> **Your goal**
Leave the pictures out. Return all other data exactly.

> **Given data**
##############################

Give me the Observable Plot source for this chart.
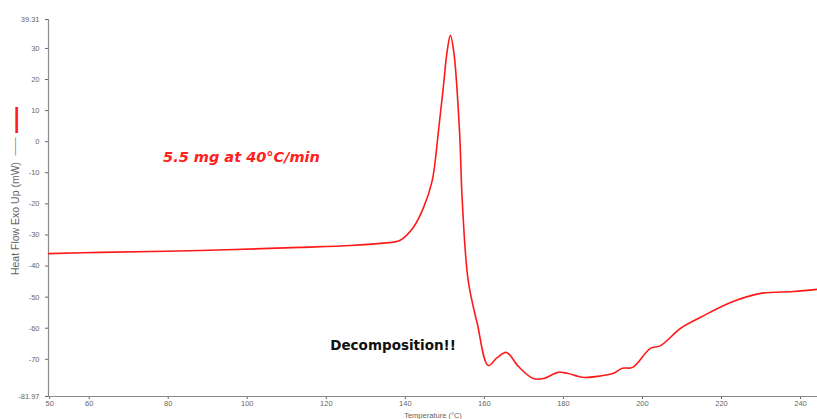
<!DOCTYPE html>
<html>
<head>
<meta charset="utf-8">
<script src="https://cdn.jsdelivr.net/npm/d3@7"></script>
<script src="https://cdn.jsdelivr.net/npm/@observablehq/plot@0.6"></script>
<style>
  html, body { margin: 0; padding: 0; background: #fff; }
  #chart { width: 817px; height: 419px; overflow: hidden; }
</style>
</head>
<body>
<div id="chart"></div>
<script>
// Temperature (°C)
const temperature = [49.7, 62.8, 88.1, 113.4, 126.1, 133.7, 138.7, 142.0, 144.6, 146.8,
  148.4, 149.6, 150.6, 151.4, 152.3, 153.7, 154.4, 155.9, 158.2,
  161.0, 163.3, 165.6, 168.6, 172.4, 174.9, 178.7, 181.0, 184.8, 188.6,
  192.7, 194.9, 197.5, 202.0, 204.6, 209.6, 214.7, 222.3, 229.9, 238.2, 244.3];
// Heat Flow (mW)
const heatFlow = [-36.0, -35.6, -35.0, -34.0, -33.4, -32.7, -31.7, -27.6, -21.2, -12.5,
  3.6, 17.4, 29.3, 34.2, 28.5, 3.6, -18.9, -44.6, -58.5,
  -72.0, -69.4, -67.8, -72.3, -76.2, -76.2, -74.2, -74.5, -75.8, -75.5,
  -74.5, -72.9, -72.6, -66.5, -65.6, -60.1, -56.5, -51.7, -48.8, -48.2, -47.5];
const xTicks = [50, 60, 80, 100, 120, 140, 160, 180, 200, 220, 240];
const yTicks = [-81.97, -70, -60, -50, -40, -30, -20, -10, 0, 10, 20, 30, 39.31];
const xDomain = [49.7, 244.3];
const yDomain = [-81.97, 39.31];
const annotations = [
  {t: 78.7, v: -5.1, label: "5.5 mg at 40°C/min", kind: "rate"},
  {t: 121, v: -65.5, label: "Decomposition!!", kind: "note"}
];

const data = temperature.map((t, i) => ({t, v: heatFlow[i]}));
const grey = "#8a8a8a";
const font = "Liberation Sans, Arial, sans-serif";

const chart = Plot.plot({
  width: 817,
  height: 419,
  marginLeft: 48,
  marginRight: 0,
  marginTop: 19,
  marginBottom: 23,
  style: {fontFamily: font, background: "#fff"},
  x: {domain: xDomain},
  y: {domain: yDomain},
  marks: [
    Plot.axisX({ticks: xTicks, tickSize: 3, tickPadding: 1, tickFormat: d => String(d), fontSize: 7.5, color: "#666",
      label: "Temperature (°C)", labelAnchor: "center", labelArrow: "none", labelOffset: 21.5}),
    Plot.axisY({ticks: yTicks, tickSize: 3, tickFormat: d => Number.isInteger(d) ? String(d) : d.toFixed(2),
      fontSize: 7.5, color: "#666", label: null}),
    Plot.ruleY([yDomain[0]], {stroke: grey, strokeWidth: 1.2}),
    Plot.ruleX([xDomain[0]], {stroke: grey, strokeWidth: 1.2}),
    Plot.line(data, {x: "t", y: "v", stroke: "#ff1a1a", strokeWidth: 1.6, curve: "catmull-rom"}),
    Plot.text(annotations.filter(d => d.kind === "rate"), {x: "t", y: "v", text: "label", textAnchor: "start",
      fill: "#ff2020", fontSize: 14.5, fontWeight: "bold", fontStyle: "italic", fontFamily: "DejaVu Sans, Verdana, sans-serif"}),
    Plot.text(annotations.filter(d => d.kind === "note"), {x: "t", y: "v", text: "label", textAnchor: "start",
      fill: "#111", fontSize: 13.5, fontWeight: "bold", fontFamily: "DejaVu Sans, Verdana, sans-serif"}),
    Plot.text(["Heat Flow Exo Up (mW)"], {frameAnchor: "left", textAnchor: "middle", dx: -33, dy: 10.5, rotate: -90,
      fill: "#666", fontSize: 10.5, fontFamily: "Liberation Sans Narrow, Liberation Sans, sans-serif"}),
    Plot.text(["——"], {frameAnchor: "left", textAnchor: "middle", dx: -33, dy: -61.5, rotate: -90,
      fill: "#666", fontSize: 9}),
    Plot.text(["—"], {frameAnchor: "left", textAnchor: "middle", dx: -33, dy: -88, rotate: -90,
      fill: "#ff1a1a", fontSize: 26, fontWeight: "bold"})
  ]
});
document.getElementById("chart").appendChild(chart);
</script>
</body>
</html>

##############################

> **Output of the exercise**
Give me the Observable Plot source for this chart.
<!DOCTYPE html>
<html>
<head>
<meta charset="utf-8">
<script src="https://cdn.jsdelivr.net/npm/d3@7"></script>
<script src="https://cdn.jsdelivr.net/npm/@observablehq/plot@0.6"></script>
<style>
  html, body { margin: 0; padding: 0; background: #fff; }
  #chart { width: 817px; height: 419px; overflow: hidden; }
</style>
</head>
<body>
<div id="chart"></div>
<script>
// Temperature (°C)
const temperature = [49.7, 62.8, 88.1, 113.4, 126.1, 133.7, 138.7, 142.0, 144.6, 146.8,
  148.4, 149.6, 150.6, 151.4, 152.3, 153.7, 154.4, 155.9, 158.2,
  161.0, 163.3, 165.6, 168.6, 172.4, 174.9, 178.7, 181.0, 184.8, 188.6,
  192.7, 194.9, 197.5, 202.0, 204.6, 209.6, 214.7, 222.3, 229.9, 238.2, 244.3];
// Heat Flow (mW)
const heatFlow = [-36.0, -35.6, -35.0, -34.0, -33.4, -32.7, -31.7, -27.6, -21.2, -12.5,
  3.6, 17.4, 29.3, 34.2, 28.5, 3.6, -18.9, -44.6, -58.5,
  -72.0, -69.4, -67.8, -72.3, -76.2, -76.2, -74.2, -74.5, -75.8, -75.5,
  -74.5, -72.9, -72.6, -66.5, -65.6, -60.1, -56.5, -51.7, -48.8, -48.2, -47.5];
const xTicks = [50, 60, 80, 100, 120, 140, 160, 180, 200, 220, 240];
const yTicks = [-81.97, -70, -60, -50, -40, -30, -20, -10, 0, 10, 20, 30, 39.31];
const xDomain = [49.7, 244.3];
const yDomain = [-81.97, 39.31];
const annotations = [
  {t: 78.7, v: -5.1, label: "5.5 mg at 40°C/min", kind: "rate"},
  {t: 121, v: -65.5, label: "Decomposition!!", kind: "note"}
];

const data = temperature.map((t, i) => ({t, v: heatFlow[i]}));
const grey = "#8a8a8a";
const font = "Liberation Sans, Arial, sans-serif";

const chart = Plot.plot({
  width: 817,
  height: 419,
  marginLeft: 48,
  marginRight: 0,
  marginTop: 19,
  marginBottom: 23,
  style: {fontFamily: font, background: "#fff"},
  x: {domain: xDomain},
  y: {domain: yDomain},
  marks: [
    Plot.axisX({ticks: xTicks, tickSize: 3, tickPadding: 1, tickFormat: d => String(d), fontSize: 7.5, color: "#666",
      label: "Temperature (°C)", labelAnchor: "center", labelArrow: "none", labelOffset: 21.5}),
    Plot.axisY({ticks: yTicks, tickSize: 3, tickFormat: d => Number.isInteger(d) ? String(d) : d.toFixed(2),
      fontSize: 7.5, color: "#666", label: null}),
    Plot.ruleY([yDomain[0]], {stroke: grey, strokeWidth: 1.2}),
    Plot.ruleX([xDomain[0]], {stroke: grey, strokeWidth: 1.2}),
    Plot.line(data, {x: "t", y: "v", stroke: "#ff1a1a", strokeWidth: 1.6, curve: "catmull-rom"}),
    Plot.text(annotations.filter(d => d.kind === "rate"), {x: "t", y: "v", text: "label", textAnchor: "start",
      fill: "#ff2020", fontSize: 14.5, fontWeight: "bold", fontStyle: "italic", fontFamily: "DejaVu Sans, Verdana, sans-serif"}),
    Plot.text(annotations.filter(d => d.kind === "note"), {x: "t", y: "v", text: "label", textAnchor: "start",
      fill: "#111", fontSize: 13.5, fontWeight: "bold", fontFamily: "DejaVu Sans, Verdana, sans-serif"}),
    Plot.text(["Heat Flow Exo Up (mW)"], {frameAnchor: "left", textAnchor: "middle", dx: -33, dy: 10.5, rotate: -90,
      fill: "#666", fontSize: 10.5, fontFamily: "Liberation Sans Narrow, Liberation Sans, sans-serif"}),
    Plot.text(["——"], {frameAnchor: "left", textAnchor: "middle", dx: -33, dy: -61.5, rotate: -90,
      fill: "#666", fontSize: 9}),
    Plot.text(["—"], {frameAnchor: "left", textAnchor: "middle", dx: -33, dy: -88, rotate: -90,
      fill: "#ff1a1a", fontSize: 26, fontWeight: "bold"})
  ]
});
document.getElementById("chart").appendChild(chart);
</script>
</body>
</html>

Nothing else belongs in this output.